Nommé par Vladimir Poutine pour reprendre en mains une campagne jalonnée d'échecs, le général Serguei Sourovikine est un dur. Il a ordonné l'évacuation des Russes de Kherson, mais auparavant, il a fait bombarder le territoire ukrainien de façon massive, privant les habitants d'eau et d'électricité. Il n'a pas pour autant atteint leur moral. Ils ont fêté avec la joie du vainqueur la libération de Kherson. Elle n'était pas acquise et on pouvait craindre qu'elle n'engendrât un bain de sang. Le général Sourovikine est peut-être féroce, il est aussi réaliste.
Bien sûr, ni Poutine ni ses généraux n'ont décidé de faire un cadeau à Volodymyr Zelensky. Ils n'ont reculé que pour mieux sauter. Ce qui permet à nombre d'analystes de relativiser la victoire de Kherson. Mais les événements militaires ne suffisent pas à décrire l'évolution de cette guerre. Même si le nombre de soldats mis hors de combat est le même pour l'Ukraine que pour la Russie, le contexte politique est différent. La motivation des Russes est à peu près nulle alors que les Ukrainiens, sous l'effet du patriotisme, ont un moral d'acier ; la Russie est en train d'acquérir une réputation de plus en plus mauvaise, y compris chez ses alliés traditionnels, par exemple l'Inde et la Chine, qui ne se privent plus de critiquer une guerre inutile et dévastatrice : aussi stratège que puisse l'être le général Sourovikine, il a mal commencé : impitoyable pour les civils ukrainiens, il ne saurait mettre à son actif la chute de Kherson.
Le mal est fait
Même s'il faut s'attendre à la reprise de combats féroces, pour Poutine, le mal est fait. Il sait que ses concitoyens se posent des questions sur l'utilité et la gestion de la guerre ; il sait qu'il est de plus en plus isolé, dès lors que la Chine et l'Inde lui reprochent de s'être attaqué aux frontières d'un État indépendant. Et c'est pourquoi il a préféré ne pas se rendre au rassemblement international du G20, bien que l'Indonésie l'ait invité. La pression internationale est maximale pour que Poutine arrête la guerre. Mais personne n'est capable de dire comment Poutine le dictateur et Zelensky le résistant pourraient négocier un accord de paix. Sans doute est-il trop tôt et rien n'empêche les observateurs de se demander si les Ukrainiens ont la capacité ou non de reprendre la Crimée tout entière.
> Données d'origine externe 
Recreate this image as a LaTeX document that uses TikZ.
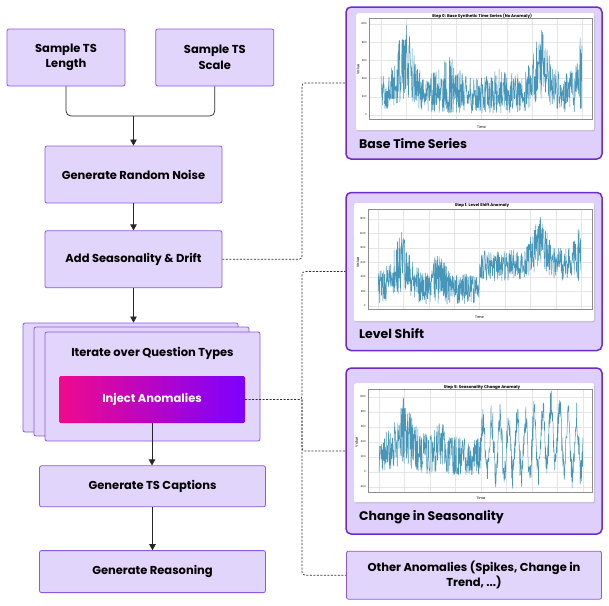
\documentclass[tikz,border=0pt]{standalone}
\usepackage{fontspec}
\setmainfont{Poppins}
\usetikzlibrary{arrows.meta, positioning, shadows}
\definecolor{boxfill}{RGB}{226,213,252}
\definecolor{boxborder}{RGB}{141,88,232}
\definecolor{panelfill}{RGB}{223,207,252}
\definecolor{paneldraw}{RGB}{108,42,208}
\definecolor{injpink}{RGB}{240,10,140}
\definecolor{injmid}{RGB}{165,0,215}
\definecolor{injviolet}{RGB}{125,0,255}
\definecolor{tsblue}{RGB}{70,150,186}
\definecolor{linkgray}{RGB}{45,45,45}
\tikzset{
  stepbox/.style={
    draw=boxborder, fill=boxfill, line width=0.8pt,
    rounded corners=2pt, align=center, inner sep=0pt,
    font=\fontsize{11.5}{15.5}\selectfont\bfseries
  },
  injectbox/.style={
    rounded corners=1.5pt, left color=injpink, middle color=injmid,
    right color=injviolet, text=white, minimum width=186,
    minimum height=47, font=\fontsize{11.5}{14}\selectfont\bfseries
  },
  panelbox/.style={
    draw=paneldraw, fill=panelfill, line width=1.5pt,
    rounded corners=5pt
  },
  plotcard/.style={
    fill=white, rounded corners=2pt, anchor=north west,
    drop shadow={shadow xshift=0.8pt, shadow yshift=-1.2pt, opacity=0.3}
  },
  paneltitle/.style={
    anchor=west, inner sep=0pt,
    font=\fontsize{12.5}{15}\selectfont\bfseries
  },
  plottitle/.style={font=\fontsize{4}{4}\selectfont\bfseries, inner sep=0pt},
  ticklabel/.style={font=\fontsize{2.6}{3}\selectfont, inner sep=0pt, anchor=east},
  axislabel/.style={font=\fontsize{3.6}{4}\selectfont, inner sep=0pt},
  gridline/.style={draw=black!10, line width=0.25pt},
  axesframe/.style={draw=black!45, line width=0.35pt},
  tsline/.style={draw=tsblue, line width=0.5pt, line join=round},
  flowline/.style={draw=black!85, line width=0.7pt},
  flowarrow/.style={
    -{Triangle[length=6pt,width=6.5pt]},
    draw=black!85, line width=0.7pt
  },
  dashlink/.style={
    draw=linkgray, dash pattern=on 2pt off 1.5pt,
    line width=0.7pt, rounded corners=3pt
  },
}

\begin{document}
\begin{tikzpicture}[x=1pt, y=1pt,
  declare function={bump(\t,\c,\w)=1/(1+((\t-\c)/\w)*((\t-\c)/\w))/(1+((\t-\c)/\w)*((\t-\c)/\w));}]
  \useasboundingbox (0,0) rectangle (609,-605);

  %% Sampling and base generation
  \node[stepbox, minimum width=118, minimum height=57] (tslen) at (66,-57.5)
    {Sample TS\\Length};
  \node[stepbox, minimum width=118, minimum height=57, right=30pt of tslen] (tsscale)
    {Sample TS\\Scale};
  \node[stepbox, minimum width=177, minimum height=57] (noise) at (133.5,-174.5)
    {Generate Random Noise};
  \node[stepbox, minimum width=177, minimum height=57, below=27pt of noise] (drift)
    {Add Seasonality \& Drift};

  \coordinate (merge) at (133.5,-116);
  \draw[flowline, rounded corners=5pt] (tslen.south) |- (merge);
  \draw[flowline, rounded corners=5pt] (tsscale.south) |- (merge);
  \draw[flowarrow] (merge) -- (noise.north);
  \draw[flowarrow] (noise.south) -- (drift.north);

  %% Stacked loop over question types
  \node[stepbox, minimum width=215, minimum height=109] (iterback2) at (130.5,-377.5) {};
  \node[stepbox, minimum width=215, minimum height=109] (iterback1) at (141.5,-381.5) {};
  \node[stepbox, minimum width=215, minimum height=109] (iter) at (152.5,-386.5) {};
  \node[font=\fontsize{11.5}{14}\selectfont\bfseries] (itertitle) at (152.5,-353)
    {Iterate over Question Types};
  \node[injectbox] (inject) at (152,-399.5) {Inject Anomalies};
  \draw[flowarrow] (drift.south) -- (drift.south |- iterback2.north);

  %% Captions and reasoning
  \node[stepbox, minimum width=226, minimum height=41, below=24pt of iter] (captions)
    {Generate TS Captions};
  \node[stepbox, minimum width=226, minimum height=42, below=43pt of captions] (reasoning)
    {Generate Reasoning};
  \draw[flowarrow] (inject.south) -- (inject.south |- captions.north);
  \draw[flowarrow] (captions.south) -- (reasoning.north);

  %% Example panels
  \node[panelbox, minimum width=256, minimum height=152] (base) at (474,-83) {};
  \node[panelbox, minimum width=256, minimum height=158, below=32pt of base] (level) {};
  \node[panelbox, minimum width=256, minimum height=166, below=16pt of level] (season) {};
  \node[stepbox, minimum width=255, minimum height=48, below=16pt of season,
        font=\fontsize{11.5}{14.5}\selectfont\bfseries] (other)
    {Other Anomalies (Spikes, Change in\\Trend, ...)};

  \node[paneltitle] (basetitle) at (359,-144) {Base Time Series};
  \node[paneltitle] (leveltitle) at (359,-334) {Level Shift};
  \node[paneltitle] (seasontitle) at (359,-517) {Change in Seasonality};

  %% Base series plot
  \node[plotcard, minimum width=238, minimum height=117] (baseplot) at (356,-13) {};
  \node[plottitle] at (482,-16) {Step 0: Base Synthetic Time Series (No Anomaly)};
  \begin{scope}[shift={(381pt,-115pt)}, x=201pt, y=0.091pt]
    \foreach \t in {0,0.125,...,1} \draw[gridline] (\t,-45) -- (\t,1060);
    \foreach \v in {0,200,...,1000} {
      \draw[gridline] (-0.06,\v) -- (1.05,\v);
      \node[ticklabel] at (-0.07,\v) {\v};
    }
    \pgfmathsetseed{11}
    \draw[tsline] plot[samples=700, domain=0:1] (\x,
      {20+150*bump(\x,0.12,0.08)+150*bump(\x,0.8,0.06)
       +(400+450*bump(\x,0.12,0.06)+220*bump(\x,0.34,0.06)+120*bump(\x,0.6,0.05)
         +400*bump(\x,0.79,0.06)+550*bump(\x,1,0.04))*rnd});
    \draw[axesframe] (-0.06,-45) rectangle (1.05,1060);
    \node[axislabel] at (0.5,-132) {Time};
    \node[axislabel, rotate=90] at (-0.114,500) {Value};
  \end{scope}

  %% Level shift plot
  \node[plotcard, minimum width=240, minimum height=118] (levelplot) at (354,-203) {};
  \node[plottitle] at (482,-205) {Step 1: Level Shift Anomaly};
  \begin{scope}[shift={(378pt,-306pt)}, x=203pt, y=0.0725pt]
    \foreach \t in {0,0.125,...,1} \draw[gridline] (\t,-41) -- (\t,1338);
    \foreach \v in {0,200,...,1200} {
      \draw[gridline] (-0.05,\v) -- (1.054,\v);
      \node[ticklabel] at (-0.06,\v) {\v};
    }
    \pgfmathsetseed{23}
    \draw[tsline] plot[samples=700, domain=0:1] (\x,
      {20+150*bump(\x,0.1,0.07)+(\x>0.5)*(320+150*bump(\x,0.8,0.07))
       +((\x<=0.5)*(420+450*bump(\x,0.12,0.06)+300*bump(\x,0.3,0.05))
         +(\x>0.5)*(420+320*bump(\x,0.8,0.06)+450*bump(\x,1,0.04)))*rnd});
    \draw[axesframe] (-0.05,-41) rectangle (1.054,1338);
    \node[axislabel] at (0.5,-150) {Time};
    \node[axislabel, rotate=90] at (-0.1,600) {Value};
  \end{scope}

  %% Seasonality change plot
  \node[plotcard, minimum width=240, minimum height=119] (seasonplot) at (354,-383) {};
  \node[plottitle] at (482,-387) {Step 5: Seasonality Change Anomaly};
  \begin{scope}[shift={(379pt,-472pt)}, x=204pt, y=0.075pt]
    \foreach \t in {0,0.125,...,1} \draw[gridline] (\t,-267) -- (\t,1107);
    \foreach \v in {-200,0,...,1000} {
      \draw[gridline] (-0.054,\v) -- (1.044,\v);
      \node[ticklabel] at (-0.064,\v) {\v};
    }
    \pgfmathsetseed{5}
    \draw[tsline] plot[samples=700, domain=0:1] (\x,
      {(\x<0.5)*(-40+150*bump(\x,0.12,0.07)
         +(500+450*bump(\x,0.12,0.06)+200*bump(\x,0.3,0.05))*rnd)
       +(\x>=0.5)*(330+380*sin(8640*\x)+420*(rnd-0.5)+200*bump(\x,0.85,0.08))});
    \draw[axesframe] (-0.054,-267) rectangle (1.044,1107);
    \node[axislabel] at (0.5,-347) {Time};
    \node[axislabel, rotate=90] at (-0.11,400) {Value};
  \end{scope}

  %% Dashed links to examples
  \coordinate (bus) at (302,0);
  \draw[dashlink] (drift.east) -- (drift.east -| bus) |- (base.west);
  \draw[dashlink] (inject.east) -- (inject.east -| bus) |- (level.west);
  \draw[dashlink] (inject.east -| bus) |- (season.west);
  \draw[dashlink] (inject.east -| bus) |- (other.west);

\end{tikzpicture}
\end{document}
Au début de la guerre, le 24 février dernier, on avait assisté à une division des réactions dans le monde, les pour et les contre, le retour du non-alignement, et la tentation de la Chine, de l'Inde et du Brésil de soutenir le maître du Kremlin. Ce n'est plus le cas aujourd'hui car on ne peut pas logiquement combattre le colonialisme et applaudir une conquête coloniale de type XIXè siècle. Et puis, la cruauté de Poutine, les exécutions sommaires, les bombardements ciblant les civils, les crimes de guerre et contre l'humanité appelaient une réprobation mondiale à laquelle les attardés du non-alignement devaient adhérer. Cependant, si la guerre s'est retournée contre celui qui l'a lancée, lui n'a pas changé et la nomination de Sourovikine ne laisse présager rien de bon, pour l'Ukraine, mais aussi et surtout pour la Russie.
Ce n'est pas parce qu'un conflit atroce n'a donné au Kremlin aucun résultat probant, que plus d'atrocités régleront le conflit au profit de Poutine. Il s'est de lui-même enfermé dans la nasse, aveugle aux conséquences très négatives d'un comportement directement inspiré de l'hitlérisme. Il ne sait que faire la guerre, mais les Ukrainiens ont encore la force de se battre. C'est pourquoi la négociation est improbable. Ou bien Poutine écrase l'Ukraine dans un bain de sang, ce qu'il n'a sans doute plus les moyens de faire ; ou bien il perd la guerre et ses fonctions.